You must learn to take some leisure in stride as part of your life and not regard it as a pot of gold awaiting you at the end of the rainbow. Only if you allow yourself to savor and enjoy them, do you have the potential to make your life as good as it can be.
Happy 2011 to all.
1 lb. ground chuck
1/2 lb. ground pork
3/4 c. onions, finely chopped
1/4 tsp. pepper
1/2 c. milk
2 tbsp. salt
1 tbsp. snipped parsley
2 tbsp. butter or Oleo
Mix all ingredients except butter or Oleo. Shape mixture into 1-inch balls. Melt butter in large skillet, then brown meatballs in skillet for about 5 to 8 minutes on medium-high heat. Slide meatballs uncovered into 350-degree oven for approximately 20 to 25 minutes or until done. Yields up to 84 meatballs.
• There are quiet hours and lonely hours, and hours that have no end, but the wonderful hour is the evening hour, when you walk beside a friend.
Homemaker’s Hint: In reply to a reader’s curiosity as to what benefit hand gels might have against warding off the flu, in a study, the well-known Dial Corp. seems to believe the gels are of little benefit.
Homemade Creamy Garlic Dressing
1/2 c. dairy sour cream
1/2 c. mayonnaise or salad dressing
1 tbsp. snipped chives
1 clove garlic, crushed
1/4. tsp. white pepper
1 tbsp. milk
Blend ingredients together. Note: The reader who shared this dressing recipe with us describes it as her family’s favorite, and so easy to prepare. Thanks for sharing with us, Claudia.
Chinese Beef and Green Peppers
1 lb. beef round steak
1 1/2 tbsp. salad oil
1 c. beef bouillon
2 tbsp. water
2 tbsp. dry cooking sherry
1 clove garlic, crushed
2 tbsp. cornstarch
1 tbsp. soy sauce
1/4 tsp. ginger
1 c. green peppers, cut into 1-inch squares
Have the butcher cut your round steak very thin. Brown garlic in hot oil and remove. Sprinkle with pepper. Add bouillon and cook for a few seconds. Combine cornstarch, water and soy sauce. Stir into meat mixture and stir until thickened. Add sherry and ginger, then add peppers and cook until only crisp tender.
Food for Thought: When the world says, “give up,” hope whispers, “try it one more time.”
2 tbsp. mild bulk sausage
2 lb. fresh or canned sauerkraut
(2) 8 oz. pkg. cream cheese
2 tbsp. fresh parsley, chopped
2 eggs, slightly beaten
2 tbsp. prepared mustard
1 c. bread crumbs
1/4 c. Oleo
Flour as needed
Cook sausage, then drain it well. Rinse and drain sauerkraut and cut into small pieces. Combine with cream cheese and mustard, then beat until smooth. Stir in sausage, sauerkraut and parsley. Cover well and place in refrigerator for at least four hours, if not overnight. Shape chilled sausage into 1-inch balls, roll in flour, drip into beaten eggs and saute for a few moments in a bit of Oleo until evenly browned on all sides.

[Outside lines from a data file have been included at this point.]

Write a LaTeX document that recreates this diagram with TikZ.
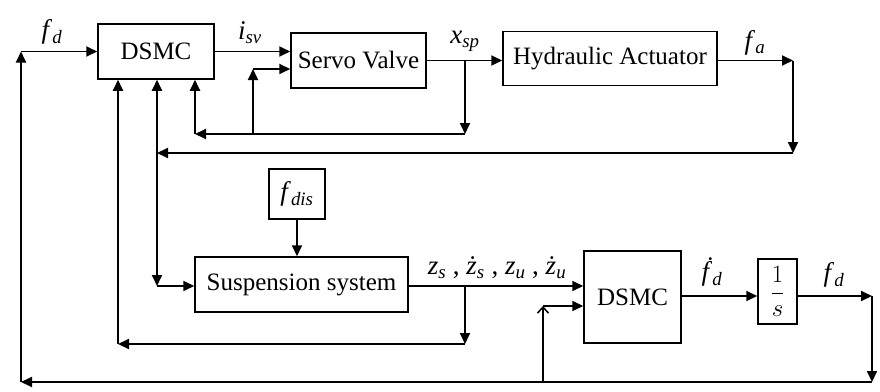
\documentclass[tikz,border=0pt]{standalone}
\usepackage{fontspec}
\setmainfont{Liberation Serif}
\usetikzlibrary{arrows.meta}
\newcommand\vlab[2]{\textit{#1}\textsubscript{\textit{#2}}}
\begin{document}
\begin{tikzpicture}[x=1pt,y=-1pt,
  blk/.style={draw,line width=1.5pt,inner sep=0pt,font=\fontsize{25}{28}\selectfont},
  lbl/.style={inner sep=0pt,font=\fontsize{27}{30}\selectfont},
  wire/.style={line width=1.8pt},
  >={Triangle[length=11pt,width=10pt]}]
\useasboundingbox[fill=white] (0,0) rectangle (880,391);
% blocks
\node[blk,minimum width=116pt,minimum height=55pt] (dsmcA) at (156,51.5) {DSMC};
\node[blk,minimum width=135pt,minimum height=55pt] (servo) at (358.5,60.5) {Servo Valve};
\node[blk,minimum width=214pt,minimum height=54pt] (hyd) at (610,58.5) {Hydraulic Actuator};
\node[blk,minimum width=56pt,minimum height=50pt,font=\fontsize{27}{30}\selectfont] (fdis) at (297,194) {\vlab{f}{dis}};
\node[blk,minimum width=213pt,minimum height=55pt] (susp) at (301.5,284.5) {Suspension system};
\node[blk,minimum width=97pt,minimum height=92pt] (dsmcB) at (632.5,297) {DSMC};
\node[blk,minimum width=39pt,minimum height=65pt] (integ) at (777.5,291.5) {$\displaystyle\frac{1}{s}$};
% labels
\node[lbl] (lfd) at (52,32) {\vlab{f}{d}};
\node[lbl] (lisv) at (250,33) {\vlab{i}{sv}};
\node[lbl] (lxsp) at (465,41) {\vlab{x}{sp}};
\node[lbl] (lfa) at (755,43) {\vlab{f}{a}};
\node[lbl] (lz) at (497,268) {\vlab{z}{s} , \vlab{\.z}{s} , \vlab{z}{u} , \vlab{\.z}{u}};
\node[lbl] (lfdd) at (712,272) {\vlab{\.f}{d}};
\node[lbl] (lfd2) at (834,275) {\vlab{f}{d}};
% junction coordinates
\coordinate (bl) at (21,382);
\coordinate (tl) at (21,51.5);
\coordinate (xs) at (465,60.5);
\coordinate (xsd) at (465,134);
\coordinate (fb1) at (195,134);
\coordinate (fb1b) at (253,134);
\coordinate (fb1c) at (253,69);
\coordinate (fa) at (793,60.5);
\coordinate (fad) at (793,153);
\coordinate (fb2) at (157,153);
\coordinate (fb2d) at (157,286);
\coordinate (zs) at (465,286);
\coordinate (zsd) at (465,344);
\coordinate (fb3) at (118,344);
\coordinate (fd) at (872,296);
\coordinate (br) at (872,382);
\coordinate (fbb) at (543,382);
\coordinate (fbbc) at (543,306);
% connectors
\draw[wire,->] (bl) -- (tl);
\draw[wire,->] (tl) -- (dsmcA.west);
\draw[wire,->] (dsmcA.east) -- (servo.west |- dsmcA.east);
\draw[wire,->] (servo.east) -- (hyd.west |- servo.east);
\draw[wire,->] (xs) -- (xsd);
\draw[wire,->] (xsd) -- (fb1);
\draw[wire,->] (fb1) -- (fb1 |- dsmcA.south);
\draw[wire,->] (fb1b) -- (fb1c);
\draw[wire,->] (fb1c) -- (servo.west |- fb1c);
\draw[wire,->] (hyd.east |- fa) -- (fa);
\draw[wire,->] (fa) -- (fad);
\draw[wire,->] (fad) -- (fb2);
\draw[wire,->] (fb2) -- (fb2 |- dsmcA.south);
\draw[wire,->] (fb2) -- (fb2d);
\draw[wire,->] (fb2d) -- (susp.west |- fb2d);
\draw[wire,->] (fdis.south) -- (susp.north -| fdis.south);
\draw[wire,->] (susp.east |- zs) -- (dsmcB.west |- zs);
\draw[wire,->] (zs) -- (zsd);
\draw[wire,->] (zsd) -- (fb3);
\draw[wire,->] (fb3) -- (fb3 |- dsmcA.south);
\draw[wire,->] (dsmcB.east |- fd) -- (integ.west |- fd);
\draw[wire,->] (integ.east |- fd) -- (fd);
\draw[wire,->] (fd) -- (br);
\draw[wire,->] (br) -- (bl);
\draw[wire,-{Straight Barb[length=6pt,width=11pt,line width=1.5pt]}] (fbb) -- (fbbc);
\draw[wire,->] (fbbc) -- (dsmcB.west |- fbbc);
\end{tikzpicture}
\end{document}
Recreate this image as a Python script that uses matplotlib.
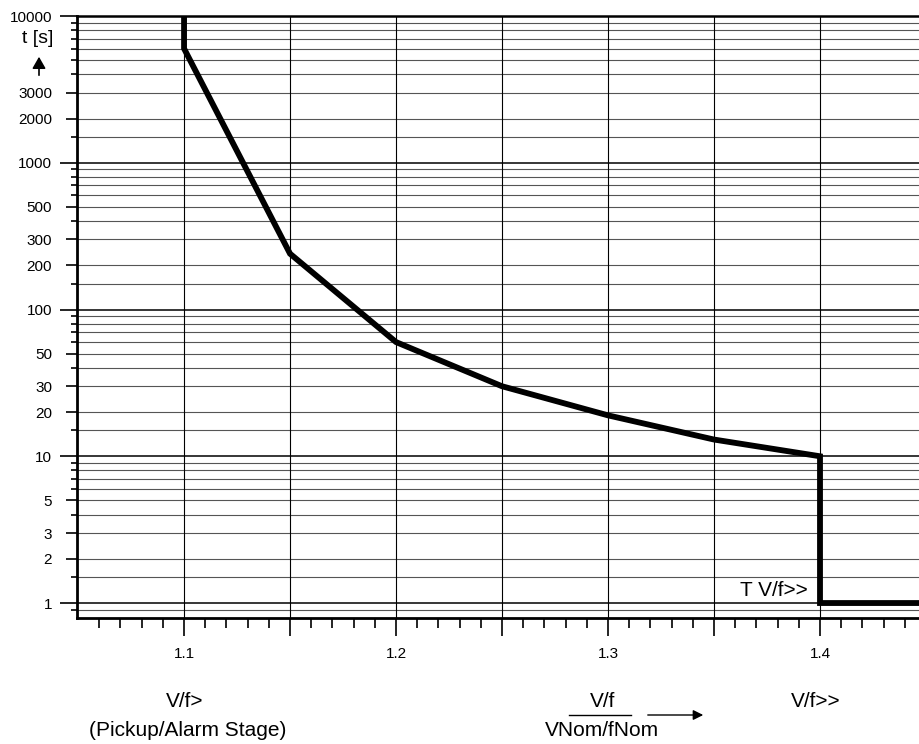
import matplotlib
matplotlib.use("Agg")
import matplotlib.pyplot as plt
from matplotlib.patches import FancyArrowPatch
from matplotlib.lines import Line2D

plt.rcParams['font.family'] = ['Liberation Sans', 'DejaVu Sans']

# ---- data ----
vf_ratio = [1.10, 1.10, 1.15, 1.20, 1.25, 1.30, 1.35, 1.40, 1.40, 1.45]
trip_time = [10000, 6000, 240, 60, 30, 19, 13, 10, 1, 1]

x_label_ticks = [1.1, 1.2, 1.3, 1.4]
x_major_ticks = [1.1, 1.15, 1.2, 1.25, 1.3, 1.35, 1.4]
x_minor_ticks = [1.06, 1.07, 1.08, 1.09, 1.11, 1.12, 1.13, 1.14, 1.16, 1.17, 1.18, 1.19,
                 1.21, 1.22, 1.23, 1.24, 1.26, 1.27, 1.28, 1.29, 1.31, 1.32, 1.33, 1.34,
                 1.36, 1.37, 1.38, 1.39, 1.41, 1.42, 1.43, 1.44]
y_labeled = [1, 2, 3, 5, 10, 20, 30, 50, 100, 200, 300, 500, 1000, 2000, 3000, 10000]
y_label_text = ['1', '2', '3', '5', '10', '20', '30', '50', '100', '200', '300', '500',
                '1000', '2000', '3000', '10000']
y_decades = [1, 10, 100, 1000, 10000]
y_unlabeled = [0.9, 1.5, 4, 6, 7, 8, 9, 15, 40, 60, 70, 80, 90, 150, 400, 600, 700, 800, 900,
               1500, 4000, 5000, 6000, 7000, 8000, 9000]

W, H = 919, 744
fig = plt.figure(figsize=(W / 100, H / 100), dpi=100)
ax = fig.add_axes([77 / W, 1 - 617.7 / H, 1 - 77 / W, (617.7 - 16) / H])

ax.set_yscale('log')
ax.set_xlim(1.0495, 1.4467)
ax.set_ylim(10 ** -0.1, 10000)

# grid lines
for v in sorted(y_labeled + y_unlabeled):
    if v in y_decades:
        ax.axhline(v, color='black', lw=1.1, zorder=1)
    else:
        ax.axhline(v, color='#555555', lw=0.8, zorder=1)
for v in x_major_ticks:
    ax.axvline(v, color='black', lw=0.8, zorder=1)

# curve
ax.plot(vf_ratio, trip_time, color='black', lw=4.2, solid_joinstyle='miter',
        solid_capstyle='butt', zorder=3, clip_on=True)

# spines
for s in ['left', 'bottom']:
    ax.spines[s].set_linewidth(2.0)
ax.spines['top'].set_linewidth(1.8)
ax.spines['right'].set_visible(False)

# y ticks
ax.yaxis.set_major_locator(matplotlib.ticker.FixedLocator(y_labeled))
ax.yaxis.set_major_formatter(matplotlib.ticker.FixedFormatter(y_label_text))
ax.yaxis.set_minor_locator(matplotlib.ticker.FixedLocator(y_unlabeled))
ax.yaxis.set_minor_formatter(matplotlib.ticker.NullFormatter())
ax.tick_params(axis='y', which='major', length=8, width=1.2, pad=10, labelsize=11)
ax.tick_params(axis='y', which='minor', length=4, width=1.2)
for tk, v in zip(ax.yaxis.get_major_ticks(), y_labeled):
    if v in y_decades:
        tk.tick1line.set_markersize(12.5)

# x ticks
ax.xaxis.set_major_locator(matplotlib.ticker.FixedLocator(x_major_ticks))
ax.xaxis.set_major_formatter(matplotlib.ticker.FixedFormatter(
    [('%.1f' % v) if v in x_label_ticks else '' for v in x_major_ticks]))
ax.xaxis.set_minor_locator(matplotlib.ticker.FixedLocator(x_minor_ticks))
ax.tick_params(axis='x', which='major', length=13, width=1.2, pad=8, labelsize=11)
ax.tick_params(axis='x', which='minor', length=7, width=1.2)


def fx(px):
    return px / W


def fy(py):
    return 1 - py / H


# label inside plot
fig.text(fx(808), fy(596.5), 'T V/f>>', ha='right', va='baseline', fontsize=15)

# y-axis title
fig.text(fx(53), fy(43), 't [s]', ha='right', va='baseline', fontsize=14)
fig.add_artist(FancyArrowPatch((fx(39), fy(78)), (fx(39), fy(54)), transform=fig.transFigure,
                               arrowstyle='-|>,head_length=7,head_width=4', color='black',
                               lw=1.2, mutation_scale=1))

# bottom annotations
fig.text(fx(185), fy(707), 'V/f>', ha='center', va='baseline', fontsize=15)
fig.text(fx(187.5), fy(736), '(Pickup/Alarm Stage)', ha='center', va='baseline', fontsize=15)
fig.text(fx(602.5), fy(707), 'V/f', ha='center', va='baseline', fontsize=15)
fig.add_artist(Line2D([fx(569), fx(631)], [fy(715), fy(715)], transform=fig.transFigure,
                      color='black', lw=1.0))
fig.text(fx(601.5), fy(736), 'VNom/fNom', ha='center', va='baseline', fontsize=15)
fig.add_artist(FancyArrowPatch((fx(645), fy(715)), (fx(706), fy(715)), transform=fig.transFigure,
                               arrowstyle='-|>,head_length=6,head_width=3', color='black',
                               lw=1.0, mutation_scale=1))
fig.text(fx(816), fy(707), 'V/f>>', ha='center', va='baseline', fontsize=15)

fig.savefig('out.png', dpi=100)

• The best kind of friend is the one you could sit with on a porch, never saying a word, and walk away feeling completely understood.
• A reader questioned me at great length the other day regarding my opinion of the process of marinating. All this consists of is simply steeping your meat or fish by placing it into what amounts to a pickling solution before you cook it. Frankly, I find it quite tasty and cannot fathom the idea of why anyone would object to simply trying it. If you are venturesome to prepare veggies in different ways, why would you hesitate when it comes to using various tactics when preparing meats? A spice rack also gets a tremendous workout in my home.